Set exercise: In the material below, please retype the lines from the very first through the one with "y_ticks = [0, 500, 1000, 1500, 2000]", exactly and without pictures.

Data block:
____
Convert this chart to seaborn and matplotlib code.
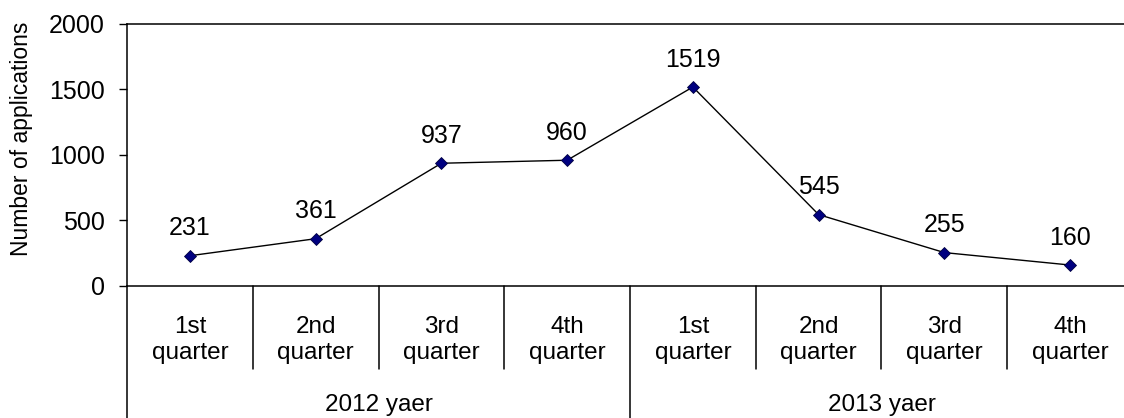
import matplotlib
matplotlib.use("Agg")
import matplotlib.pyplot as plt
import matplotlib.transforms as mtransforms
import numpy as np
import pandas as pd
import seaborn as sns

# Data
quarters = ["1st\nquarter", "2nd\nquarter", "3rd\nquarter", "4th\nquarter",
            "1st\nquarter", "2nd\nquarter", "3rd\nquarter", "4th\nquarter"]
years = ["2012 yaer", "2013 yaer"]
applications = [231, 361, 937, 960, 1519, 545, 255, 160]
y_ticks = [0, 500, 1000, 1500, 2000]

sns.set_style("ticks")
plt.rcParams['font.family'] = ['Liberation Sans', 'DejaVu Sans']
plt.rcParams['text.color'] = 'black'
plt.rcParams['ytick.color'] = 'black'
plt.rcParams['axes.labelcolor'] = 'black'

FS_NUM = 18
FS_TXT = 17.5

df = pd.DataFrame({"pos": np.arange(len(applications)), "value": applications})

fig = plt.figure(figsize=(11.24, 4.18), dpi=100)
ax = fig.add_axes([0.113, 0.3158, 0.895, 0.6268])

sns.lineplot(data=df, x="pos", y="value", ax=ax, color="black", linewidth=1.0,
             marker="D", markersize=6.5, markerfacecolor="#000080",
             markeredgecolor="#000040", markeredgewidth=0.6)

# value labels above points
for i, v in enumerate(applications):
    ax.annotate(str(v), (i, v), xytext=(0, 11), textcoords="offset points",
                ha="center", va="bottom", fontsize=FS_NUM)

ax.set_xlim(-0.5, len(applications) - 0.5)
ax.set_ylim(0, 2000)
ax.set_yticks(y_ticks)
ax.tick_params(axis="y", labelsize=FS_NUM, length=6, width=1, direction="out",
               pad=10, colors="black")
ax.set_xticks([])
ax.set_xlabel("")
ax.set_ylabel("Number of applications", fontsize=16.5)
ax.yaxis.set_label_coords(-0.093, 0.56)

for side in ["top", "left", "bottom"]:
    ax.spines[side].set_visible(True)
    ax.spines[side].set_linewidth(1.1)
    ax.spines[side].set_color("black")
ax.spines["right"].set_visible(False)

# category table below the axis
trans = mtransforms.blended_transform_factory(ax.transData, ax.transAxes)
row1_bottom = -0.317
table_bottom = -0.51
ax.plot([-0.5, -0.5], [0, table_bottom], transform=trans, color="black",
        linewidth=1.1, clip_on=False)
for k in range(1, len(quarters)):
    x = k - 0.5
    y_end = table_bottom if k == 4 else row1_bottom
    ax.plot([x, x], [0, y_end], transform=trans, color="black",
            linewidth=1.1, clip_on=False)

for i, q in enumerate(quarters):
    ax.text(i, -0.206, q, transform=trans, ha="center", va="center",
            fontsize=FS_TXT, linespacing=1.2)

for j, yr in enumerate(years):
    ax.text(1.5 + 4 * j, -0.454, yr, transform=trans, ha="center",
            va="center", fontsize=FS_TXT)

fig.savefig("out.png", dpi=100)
____
Response:
Convert this chart to seaborn and matplotlib code.
import matplotlib
matplotlib.use("Agg")
import matplotlib.pyplot as plt
import matplotlib.transforms as mtransforms
import numpy as np
import pandas as pd
import seaborn as sns

# Data
quarters = ["1st\nquarter", "2nd\nquarter", "3rd\nquarter", "4th\nquarter",
            "1st\nquarter", "2nd\nquarter", "3rd\nquarter", "4th\nquarter"]
years = ["2012 yaer", "2013 yaer"]
applications = [231, 361, 937, 960, 1519, 545, 255, 160]
y_ticks = [0, 500, 1000, 1500, 2000]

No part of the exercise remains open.